The Austin Chronicle

https://www.austinchronicle.com/events/film/2010-09-03/maos-last-dancer/

Mao's Last Dancer

Rated PG, 117 min. Directed by Bruce Beresford. Starring Bruce Greenwood, Kyle MacLachlan, Joan Chen, Chi Cao, Amanda Schull, Aden Young, Chengwu Guo, Huang Wen Bin, Wang Suang Bao, Zhang Su, Ferdinand Hoang.

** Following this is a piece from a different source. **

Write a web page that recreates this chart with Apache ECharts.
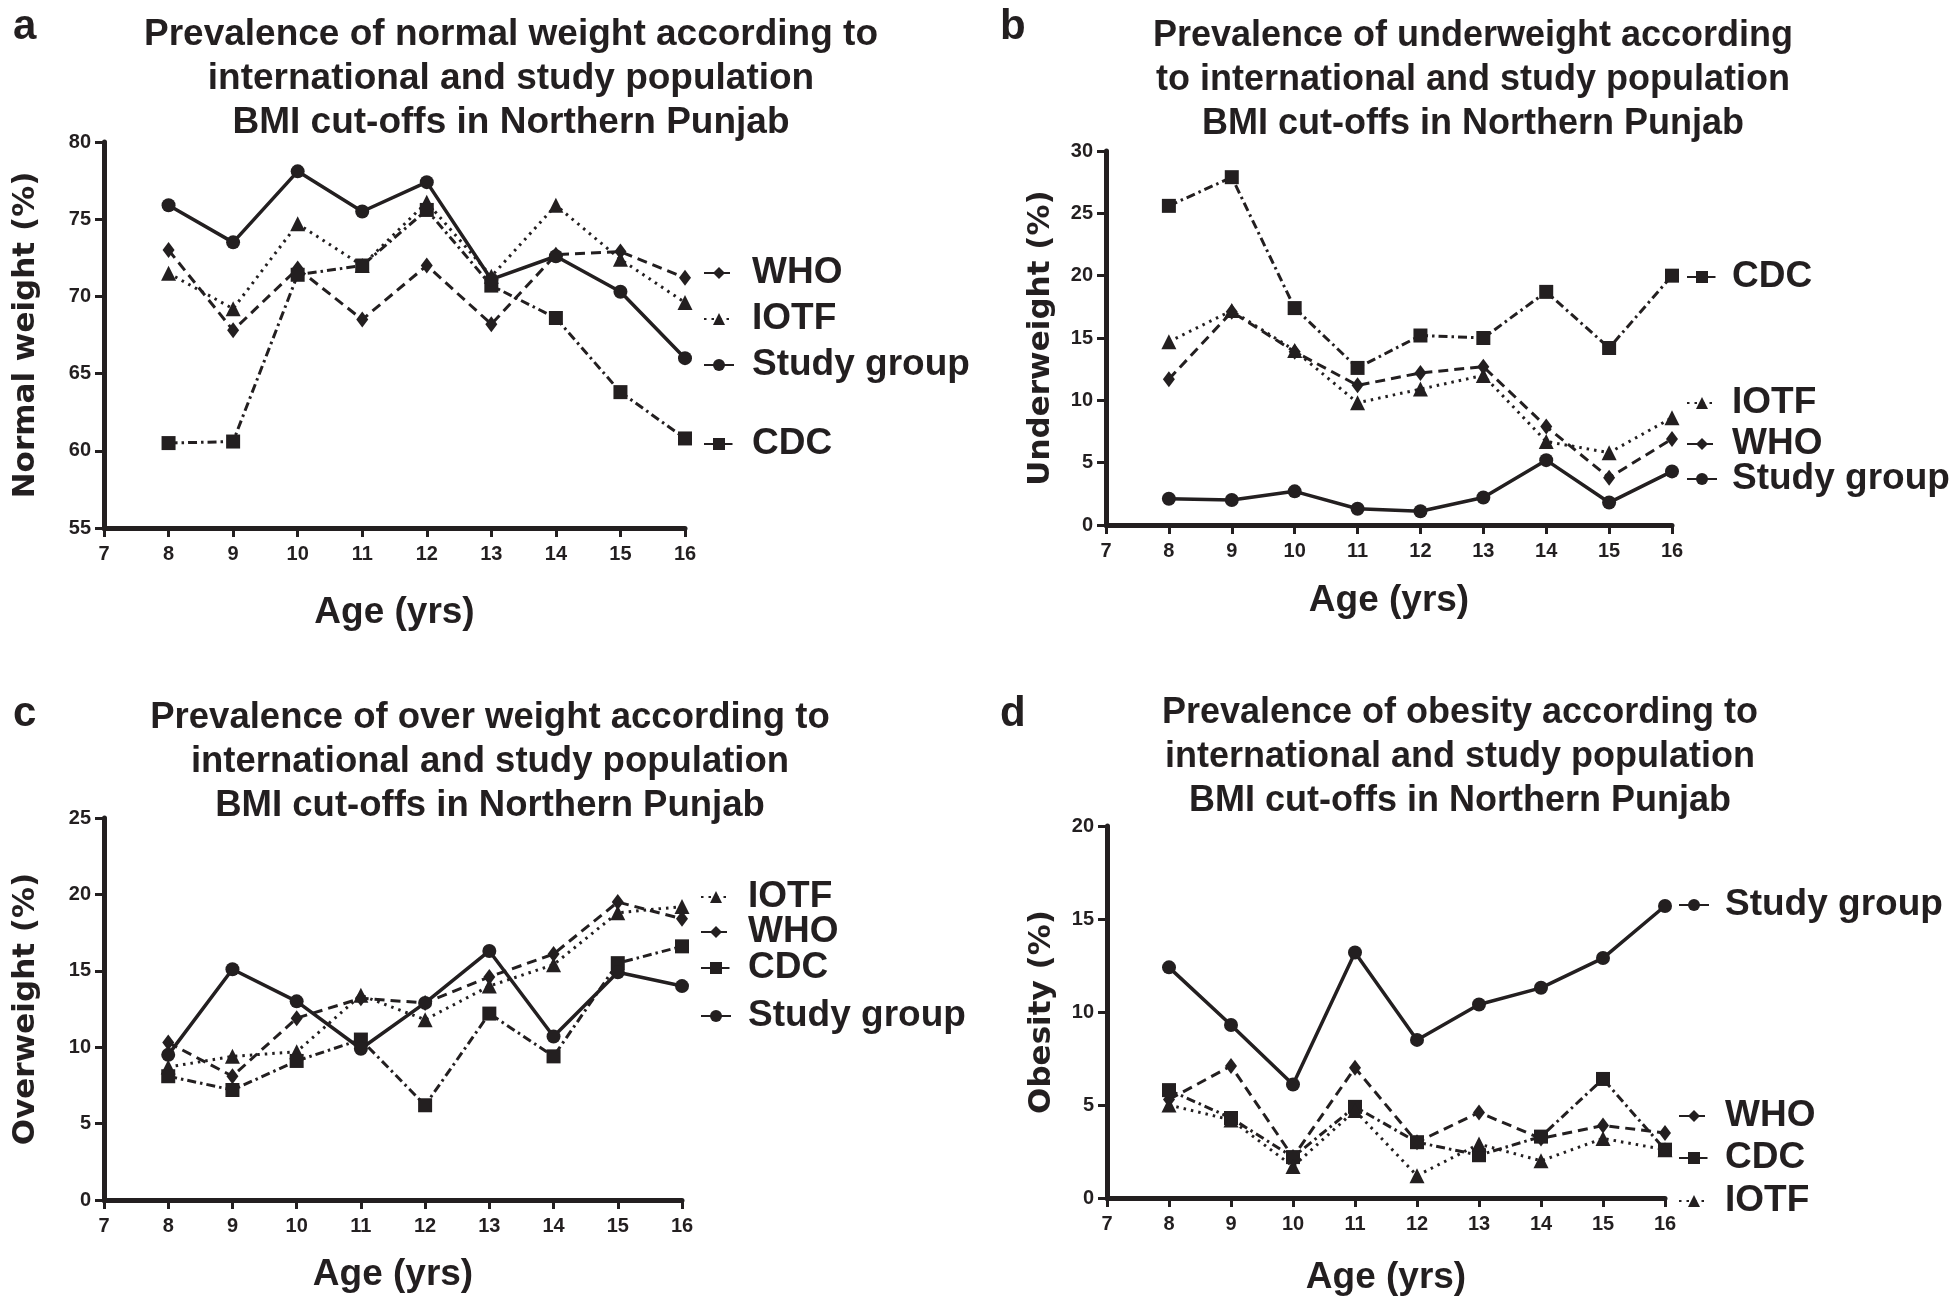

REVIEWED By Marc Savlov, Fri., Sept. 3, 2010

"You know, when I was little my aunt had a cat named Chairman Meow. I never could understand it." Despite this egregious bit of punning, spoken by a Houstonian friend of the titular ballet dancer, Li Cunxin (Chi), this biopic about Li, a Chinese ballet dancer who defected to the U.S. in 1981, is painless melodrama from its first image to the freeze-frame finale. Oscar-winning Aussie director Beresford, however, is an old pro at this sort of thing, and while Mao's Last Dancer is no Tender Mercies – and certainly no Driving Miss Daisy – this is a mostly groan-free affair. Lithe and limber real-life dancer Chi is well cast as Li, who came to the Houston Ballet as part of Mao's cultural exchange program, fell in love with a fellow dancer (Schull), and decided that the cultural revolution back home wasn't all it was cracked up to be. There's much more to Li's story, of course, and Beresford handles it winningly, spending the first half of the film jangling the narrative timeline so that we alternate between scenes of 11-year-old Li (Huang) toiling away in his gray and shabby (and atmospherically ultragrainy, in a smart touch by director of photography Peter James) home province before being spirited away to study dance in Beijing. Once the action moves to Houston, Li is confronted with the "darkness" of rampant capitalism, to wit: ATMs, discotheques, and porny-looking, Eighties-era facial hair. Embraced and accepted upon delivery by Houston Ballet Artistic Director Ben Stevenson (Greenwood, wisely pirouetting over what could have been borderline ballet-master satire), Li faces the usual social stumbling blocks (he confuses the word "muffin" for cow patty, among other vaguely silly social blunders) but comes through in the end. Based as it is on Li's autobiography, the end is never in doubt, although Beresford and company wring the utmost suspense from a sequence in which associates of the Chinese consulate in Houston attempt to kidnap Li in a doomed effort to force his return home. At the time, with the Sino-Russo-American cold war still hot, the incident made international headlines. Here, it's backed by the romance between Li and his new red, white, and blue (and strawberry blond) wife. Beresford and the entire cast cover the proceedings with a light touch and just the right amount of gravitas (given the situation). While this is hardly Breaker Morant, it's nowhere near as mawkish or cloying as it could have been.